- Instructions for the task
Can you set down, exactly as they appear below, the lines from the opening of the material through the one bearing "0.0143, 0.0242, 0.593]", minus the pictures?

________________

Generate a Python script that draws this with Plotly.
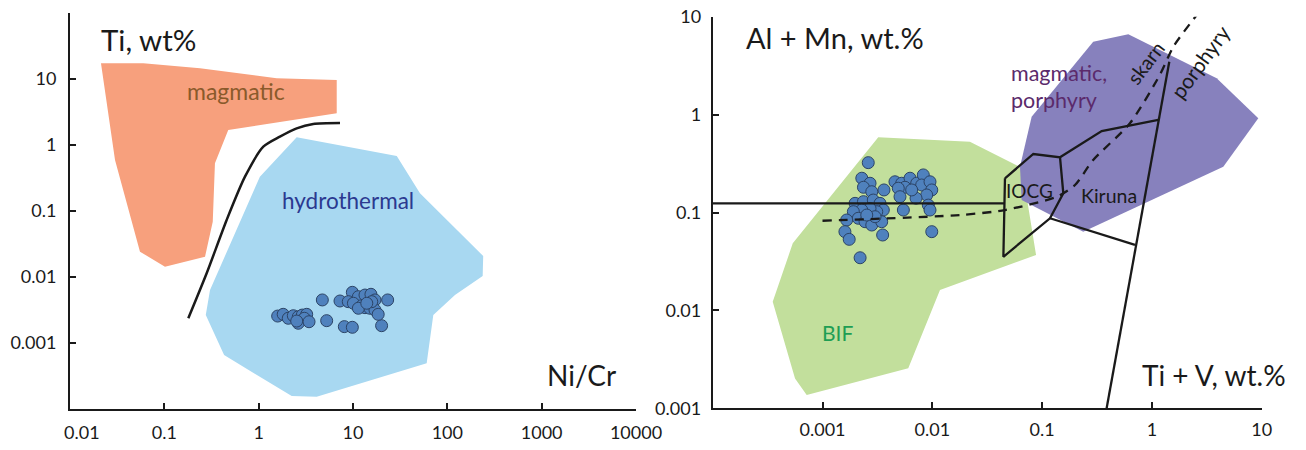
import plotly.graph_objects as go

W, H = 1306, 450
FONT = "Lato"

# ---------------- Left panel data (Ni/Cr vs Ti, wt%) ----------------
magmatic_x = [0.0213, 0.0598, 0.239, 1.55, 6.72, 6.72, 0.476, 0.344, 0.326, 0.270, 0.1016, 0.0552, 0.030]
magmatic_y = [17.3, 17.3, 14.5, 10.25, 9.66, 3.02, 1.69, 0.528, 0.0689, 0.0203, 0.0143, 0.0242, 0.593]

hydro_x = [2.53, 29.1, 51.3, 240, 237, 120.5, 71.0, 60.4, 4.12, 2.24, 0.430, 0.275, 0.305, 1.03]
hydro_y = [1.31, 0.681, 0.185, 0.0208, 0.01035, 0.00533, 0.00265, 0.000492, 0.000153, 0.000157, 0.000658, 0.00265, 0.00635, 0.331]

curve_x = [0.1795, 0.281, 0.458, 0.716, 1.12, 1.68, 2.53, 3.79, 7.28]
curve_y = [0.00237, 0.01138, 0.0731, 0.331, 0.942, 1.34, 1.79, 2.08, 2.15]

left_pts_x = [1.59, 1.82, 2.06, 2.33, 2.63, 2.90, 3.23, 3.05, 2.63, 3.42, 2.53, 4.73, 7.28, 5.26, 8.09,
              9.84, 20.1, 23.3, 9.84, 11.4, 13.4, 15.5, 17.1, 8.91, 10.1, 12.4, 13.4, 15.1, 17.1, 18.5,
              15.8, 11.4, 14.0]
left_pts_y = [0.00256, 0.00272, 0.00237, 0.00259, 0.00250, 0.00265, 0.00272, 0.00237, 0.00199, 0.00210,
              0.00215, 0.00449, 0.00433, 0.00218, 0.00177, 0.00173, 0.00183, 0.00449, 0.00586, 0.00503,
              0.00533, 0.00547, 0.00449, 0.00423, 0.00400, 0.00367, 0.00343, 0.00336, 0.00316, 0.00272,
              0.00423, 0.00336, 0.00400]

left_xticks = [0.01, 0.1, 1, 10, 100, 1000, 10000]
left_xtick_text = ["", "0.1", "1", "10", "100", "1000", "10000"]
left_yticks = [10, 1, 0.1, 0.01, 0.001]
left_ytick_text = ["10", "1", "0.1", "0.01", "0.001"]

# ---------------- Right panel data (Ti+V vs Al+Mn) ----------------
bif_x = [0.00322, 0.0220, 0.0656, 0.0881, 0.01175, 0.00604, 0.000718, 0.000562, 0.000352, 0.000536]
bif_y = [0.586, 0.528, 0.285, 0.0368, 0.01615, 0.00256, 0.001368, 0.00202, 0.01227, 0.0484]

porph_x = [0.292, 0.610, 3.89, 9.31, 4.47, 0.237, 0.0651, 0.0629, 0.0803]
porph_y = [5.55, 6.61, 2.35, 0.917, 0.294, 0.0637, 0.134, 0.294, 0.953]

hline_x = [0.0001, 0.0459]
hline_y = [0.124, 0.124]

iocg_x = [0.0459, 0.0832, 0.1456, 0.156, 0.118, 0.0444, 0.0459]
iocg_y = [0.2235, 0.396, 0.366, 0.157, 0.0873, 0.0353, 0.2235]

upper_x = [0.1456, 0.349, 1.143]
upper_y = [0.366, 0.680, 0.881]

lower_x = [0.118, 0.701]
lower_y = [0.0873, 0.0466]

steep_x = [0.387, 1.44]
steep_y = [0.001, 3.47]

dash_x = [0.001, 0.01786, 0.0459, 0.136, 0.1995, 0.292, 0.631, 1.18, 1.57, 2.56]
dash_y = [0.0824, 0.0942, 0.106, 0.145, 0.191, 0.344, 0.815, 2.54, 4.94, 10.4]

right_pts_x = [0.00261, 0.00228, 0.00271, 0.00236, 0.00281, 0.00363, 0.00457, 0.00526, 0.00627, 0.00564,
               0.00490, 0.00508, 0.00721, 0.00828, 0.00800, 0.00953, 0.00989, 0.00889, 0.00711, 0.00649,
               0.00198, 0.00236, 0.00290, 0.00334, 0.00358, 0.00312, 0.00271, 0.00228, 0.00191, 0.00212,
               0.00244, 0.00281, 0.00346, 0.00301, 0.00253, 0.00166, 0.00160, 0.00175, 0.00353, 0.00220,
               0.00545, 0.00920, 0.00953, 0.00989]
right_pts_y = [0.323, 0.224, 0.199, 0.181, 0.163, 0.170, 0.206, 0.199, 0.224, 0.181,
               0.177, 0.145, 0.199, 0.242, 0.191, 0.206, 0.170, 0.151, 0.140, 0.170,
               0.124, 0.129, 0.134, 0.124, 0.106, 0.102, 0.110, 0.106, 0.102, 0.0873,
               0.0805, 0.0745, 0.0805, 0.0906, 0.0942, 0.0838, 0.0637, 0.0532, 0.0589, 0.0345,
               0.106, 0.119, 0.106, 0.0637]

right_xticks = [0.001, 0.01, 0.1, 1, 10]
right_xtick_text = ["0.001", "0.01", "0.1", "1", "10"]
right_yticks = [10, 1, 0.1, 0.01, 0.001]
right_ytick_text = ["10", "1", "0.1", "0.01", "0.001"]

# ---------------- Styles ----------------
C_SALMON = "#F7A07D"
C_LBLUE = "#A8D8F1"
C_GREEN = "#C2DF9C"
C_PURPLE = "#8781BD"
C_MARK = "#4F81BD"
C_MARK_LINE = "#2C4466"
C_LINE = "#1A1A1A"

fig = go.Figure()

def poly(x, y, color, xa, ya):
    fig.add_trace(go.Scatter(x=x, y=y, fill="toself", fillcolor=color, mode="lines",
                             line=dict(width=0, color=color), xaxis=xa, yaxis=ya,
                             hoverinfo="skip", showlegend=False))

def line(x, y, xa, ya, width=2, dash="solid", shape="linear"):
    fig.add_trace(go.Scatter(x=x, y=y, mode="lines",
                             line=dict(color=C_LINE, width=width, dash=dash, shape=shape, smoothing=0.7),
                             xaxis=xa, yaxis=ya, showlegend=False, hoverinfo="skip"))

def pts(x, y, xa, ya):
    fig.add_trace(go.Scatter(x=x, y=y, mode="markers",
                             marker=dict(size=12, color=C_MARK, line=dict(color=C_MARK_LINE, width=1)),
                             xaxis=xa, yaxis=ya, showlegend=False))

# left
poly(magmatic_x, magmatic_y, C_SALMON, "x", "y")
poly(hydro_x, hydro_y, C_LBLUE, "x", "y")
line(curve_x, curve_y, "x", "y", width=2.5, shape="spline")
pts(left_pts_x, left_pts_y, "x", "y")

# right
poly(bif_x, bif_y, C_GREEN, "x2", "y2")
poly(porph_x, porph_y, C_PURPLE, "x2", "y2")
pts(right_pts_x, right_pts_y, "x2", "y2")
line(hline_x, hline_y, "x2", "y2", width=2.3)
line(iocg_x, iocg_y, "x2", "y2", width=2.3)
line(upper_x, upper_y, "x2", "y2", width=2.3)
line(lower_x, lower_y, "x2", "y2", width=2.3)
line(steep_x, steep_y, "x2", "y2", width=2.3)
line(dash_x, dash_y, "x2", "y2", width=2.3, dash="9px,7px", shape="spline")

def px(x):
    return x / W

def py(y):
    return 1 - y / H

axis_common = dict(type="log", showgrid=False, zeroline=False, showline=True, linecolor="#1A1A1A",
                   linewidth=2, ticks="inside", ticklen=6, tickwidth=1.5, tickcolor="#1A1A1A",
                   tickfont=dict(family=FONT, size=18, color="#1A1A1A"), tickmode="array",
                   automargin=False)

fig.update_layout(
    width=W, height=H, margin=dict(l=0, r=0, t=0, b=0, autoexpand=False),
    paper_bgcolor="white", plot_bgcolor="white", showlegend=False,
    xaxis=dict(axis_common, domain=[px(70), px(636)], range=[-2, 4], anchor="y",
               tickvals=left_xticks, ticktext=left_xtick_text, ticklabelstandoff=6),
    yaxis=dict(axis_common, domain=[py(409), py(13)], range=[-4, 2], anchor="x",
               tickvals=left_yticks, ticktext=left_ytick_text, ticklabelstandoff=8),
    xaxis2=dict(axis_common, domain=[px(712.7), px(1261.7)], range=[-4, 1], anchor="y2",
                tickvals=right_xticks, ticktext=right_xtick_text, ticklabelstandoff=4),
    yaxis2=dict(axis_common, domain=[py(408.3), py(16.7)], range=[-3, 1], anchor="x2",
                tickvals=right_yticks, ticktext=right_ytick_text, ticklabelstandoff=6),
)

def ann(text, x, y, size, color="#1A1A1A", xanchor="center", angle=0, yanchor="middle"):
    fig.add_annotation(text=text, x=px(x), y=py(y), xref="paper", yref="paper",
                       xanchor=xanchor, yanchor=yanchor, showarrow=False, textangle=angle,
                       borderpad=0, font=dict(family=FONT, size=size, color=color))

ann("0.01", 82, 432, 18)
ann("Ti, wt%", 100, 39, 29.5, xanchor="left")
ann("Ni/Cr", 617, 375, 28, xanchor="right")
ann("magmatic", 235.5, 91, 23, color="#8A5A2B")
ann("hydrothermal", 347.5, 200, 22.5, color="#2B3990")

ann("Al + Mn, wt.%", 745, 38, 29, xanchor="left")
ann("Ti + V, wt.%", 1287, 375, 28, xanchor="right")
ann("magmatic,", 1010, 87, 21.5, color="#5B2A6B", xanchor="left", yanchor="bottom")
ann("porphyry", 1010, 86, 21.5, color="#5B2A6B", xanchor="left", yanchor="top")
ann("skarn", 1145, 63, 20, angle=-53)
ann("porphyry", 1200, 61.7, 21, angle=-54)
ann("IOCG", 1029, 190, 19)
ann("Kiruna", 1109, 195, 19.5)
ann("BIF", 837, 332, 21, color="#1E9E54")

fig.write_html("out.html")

________________

- Solution
Generate a Python script that draws this with Plotly.
import plotly.graph_objects as go

W, H = 1306, 450
FONT = "Lato"

# ---------------- Left panel data (Ni/Cr vs Ti, wt%) ----------------
magmatic_x = [0.0213, 0.0598, 0.239, 1.55, 6.72, 6.72, 0.476, 0.344, 0.326, 0.270, 0.1016, 0.0552, 0.030]
magmatic_y = [17.3, 17.3, 14.5, 10.25, 9.66, 3.02, 1.69, 0.528, 0.0689, 0.0203, 0.0143, 0.0242, 0.593]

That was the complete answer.